- _THE REQUEST_:
For this exercise, return only the lines from the line containing "Output the LaTeX" through the line containing "minimum width=417pt, minimum", both ends included, exactly as they are.
== MATERIAL FOR THIS TASK
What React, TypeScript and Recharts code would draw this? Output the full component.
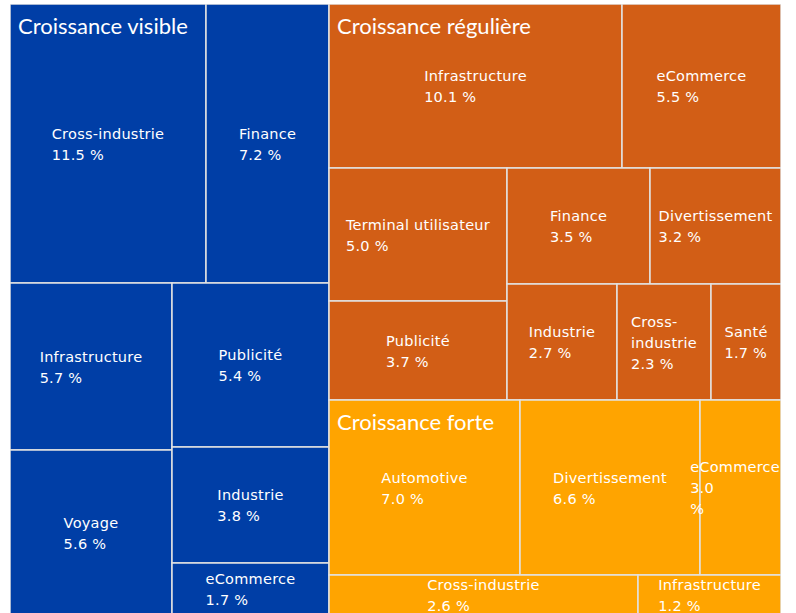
====
== MATERIAL FOR THIS TASK
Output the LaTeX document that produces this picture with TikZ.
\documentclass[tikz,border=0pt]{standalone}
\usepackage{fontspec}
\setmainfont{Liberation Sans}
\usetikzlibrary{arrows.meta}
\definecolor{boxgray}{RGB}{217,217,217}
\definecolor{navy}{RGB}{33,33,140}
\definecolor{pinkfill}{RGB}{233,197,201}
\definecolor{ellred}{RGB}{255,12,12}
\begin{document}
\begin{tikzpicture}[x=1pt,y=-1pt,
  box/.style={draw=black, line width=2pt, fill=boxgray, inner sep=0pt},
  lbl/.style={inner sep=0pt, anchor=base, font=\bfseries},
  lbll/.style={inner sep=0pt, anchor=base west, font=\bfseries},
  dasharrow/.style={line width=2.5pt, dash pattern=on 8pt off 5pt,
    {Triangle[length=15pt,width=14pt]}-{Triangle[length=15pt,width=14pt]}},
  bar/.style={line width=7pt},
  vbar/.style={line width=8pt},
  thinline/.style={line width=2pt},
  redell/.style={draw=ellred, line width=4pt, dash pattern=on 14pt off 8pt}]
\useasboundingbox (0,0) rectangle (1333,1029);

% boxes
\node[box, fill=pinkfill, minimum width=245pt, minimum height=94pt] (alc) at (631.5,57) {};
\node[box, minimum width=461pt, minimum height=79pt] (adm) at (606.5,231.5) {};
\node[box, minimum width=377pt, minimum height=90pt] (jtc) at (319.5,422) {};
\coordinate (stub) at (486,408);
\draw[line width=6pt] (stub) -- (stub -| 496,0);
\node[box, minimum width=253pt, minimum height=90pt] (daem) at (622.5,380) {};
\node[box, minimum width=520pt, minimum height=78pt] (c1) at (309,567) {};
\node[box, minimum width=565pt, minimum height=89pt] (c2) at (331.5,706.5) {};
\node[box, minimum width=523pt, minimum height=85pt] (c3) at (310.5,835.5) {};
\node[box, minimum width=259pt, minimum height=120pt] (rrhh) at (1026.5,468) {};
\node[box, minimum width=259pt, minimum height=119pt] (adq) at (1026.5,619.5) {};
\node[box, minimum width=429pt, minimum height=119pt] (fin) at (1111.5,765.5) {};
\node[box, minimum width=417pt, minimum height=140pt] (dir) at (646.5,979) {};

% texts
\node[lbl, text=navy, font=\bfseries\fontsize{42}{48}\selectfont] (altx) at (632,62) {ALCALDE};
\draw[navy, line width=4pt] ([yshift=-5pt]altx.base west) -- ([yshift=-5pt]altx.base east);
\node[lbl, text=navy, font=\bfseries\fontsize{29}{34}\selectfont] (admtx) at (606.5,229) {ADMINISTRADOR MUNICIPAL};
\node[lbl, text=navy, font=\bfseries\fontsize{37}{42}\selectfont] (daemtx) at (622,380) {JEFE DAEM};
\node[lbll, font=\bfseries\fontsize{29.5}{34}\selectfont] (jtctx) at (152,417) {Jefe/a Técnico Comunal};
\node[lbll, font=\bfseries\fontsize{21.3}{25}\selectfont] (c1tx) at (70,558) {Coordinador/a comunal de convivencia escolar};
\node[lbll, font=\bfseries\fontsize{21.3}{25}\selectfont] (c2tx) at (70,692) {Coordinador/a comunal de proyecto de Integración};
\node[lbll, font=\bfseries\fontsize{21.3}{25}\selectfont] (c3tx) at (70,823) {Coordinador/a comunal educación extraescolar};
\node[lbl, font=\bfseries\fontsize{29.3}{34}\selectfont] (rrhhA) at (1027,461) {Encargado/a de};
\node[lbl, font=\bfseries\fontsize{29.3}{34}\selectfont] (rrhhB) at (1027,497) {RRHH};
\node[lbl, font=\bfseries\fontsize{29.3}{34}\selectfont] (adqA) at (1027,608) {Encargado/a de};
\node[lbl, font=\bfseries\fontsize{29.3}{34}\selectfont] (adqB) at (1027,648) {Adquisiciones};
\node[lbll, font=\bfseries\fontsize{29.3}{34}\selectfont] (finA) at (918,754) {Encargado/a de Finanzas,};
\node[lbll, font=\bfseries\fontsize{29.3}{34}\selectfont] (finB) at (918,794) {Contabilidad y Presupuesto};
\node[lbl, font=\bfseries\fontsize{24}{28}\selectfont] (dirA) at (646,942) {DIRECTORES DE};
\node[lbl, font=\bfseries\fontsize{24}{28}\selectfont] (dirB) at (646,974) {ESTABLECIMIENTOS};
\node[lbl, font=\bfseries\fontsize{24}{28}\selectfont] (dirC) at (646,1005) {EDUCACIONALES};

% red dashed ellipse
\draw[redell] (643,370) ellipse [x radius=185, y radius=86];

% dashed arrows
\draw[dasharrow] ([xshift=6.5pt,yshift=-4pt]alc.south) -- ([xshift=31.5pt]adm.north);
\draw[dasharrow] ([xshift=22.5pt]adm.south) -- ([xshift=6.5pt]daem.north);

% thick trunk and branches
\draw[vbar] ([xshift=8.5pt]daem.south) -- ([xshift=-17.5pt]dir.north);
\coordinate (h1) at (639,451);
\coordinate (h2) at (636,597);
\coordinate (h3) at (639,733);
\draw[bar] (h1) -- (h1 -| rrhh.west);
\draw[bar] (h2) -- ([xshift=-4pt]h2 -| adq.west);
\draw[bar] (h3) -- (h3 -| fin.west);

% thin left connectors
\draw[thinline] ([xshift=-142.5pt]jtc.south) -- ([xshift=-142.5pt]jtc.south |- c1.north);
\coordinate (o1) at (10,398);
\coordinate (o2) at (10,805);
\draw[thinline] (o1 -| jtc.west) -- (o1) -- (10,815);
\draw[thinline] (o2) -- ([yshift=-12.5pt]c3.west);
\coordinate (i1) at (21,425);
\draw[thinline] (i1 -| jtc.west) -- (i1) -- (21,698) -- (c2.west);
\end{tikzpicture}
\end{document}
====
- _SOLUTION FOR THIS TASK_:
Output the LaTeX document that produces this picture with TikZ.
\documentclass[tikz,border=0pt]{standalone}
\usepackage{fontspec}
\setmainfont{Liberation Sans}
\usetikzlibrary{arrows.meta}
\definecolor{boxgray}{RGB}{217,217,217}
\definecolor{navy}{RGB}{33,33,140}
\definecolor{pinkfill}{RGB}{233,197,201}
\definecolor{ellred}{RGB}{255,12,12}
\begin{document}
\begin{tikzpicture}[x=1pt,y=-1pt,
  box/.style={draw=black, line width=2pt, fill=boxgray, inner sep=0pt},
  lbl/.style={inner sep=0pt, anchor=base, font=\bfseries},
  lbll/.style={inner sep=0pt, anchor=base west, font=\bfseries},
  dasharrow/.style={line width=2.5pt, dash pattern=on 8pt off 5pt,
    {Triangle[length=15pt,width=14pt]}-{Triangle[length=15pt,width=14pt]}},
  bar/.style={line width=7pt},
  vbar/.style={line width=8pt},
  thinline/.style={line width=2pt},
  redell/.style={draw=ellred, line width=4pt, dash pattern=on 14pt off 8pt}]
\useasboundingbox (0,0) rectangle (1333,1029);

% boxes
\node[box, fill=pinkfill, minimum width=245pt, minimum height=94pt] (alc) at (631.5,57) {};
\node[box, minimum width=461pt, minimum height=79pt] (adm) at (606.5,231.5) {};
\node[box, minimum width=377pt, minimum height=90pt] (jtc) at (319.5,422) {};
\coordinate (stub) at (486,408);
\draw[line width=6pt] (stub) -- (stub -| 496,0);
\node[box, minimum width=253pt, minimum height=90pt] (daem) at (622.5,380) {};
\node[box, minimum width=520pt, minimum height=78pt] (c1) at (309,567) {};
\node[box, minimum width=565pt, minimum height=89pt] (c2) at (331.5,706.5) {};
\node[box, minimum width=523pt, minimum height=85pt] (c3) at (310.5,835.5) {};
\node[box, minimum width=259pt, minimum height=120pt] (rrhh) at (1026.5,468) {};
\node[box, minimum width=259pt, minimum height=119pt] (adq) at (1026.5,619.5) {};
\node[box, minimum width=429pt, minimum height=119pt] (fin) at (1111.5,765.5) {};
\node[box, minimum width=417pt, minimum height=140pt] (dir) at (646.5,979) {};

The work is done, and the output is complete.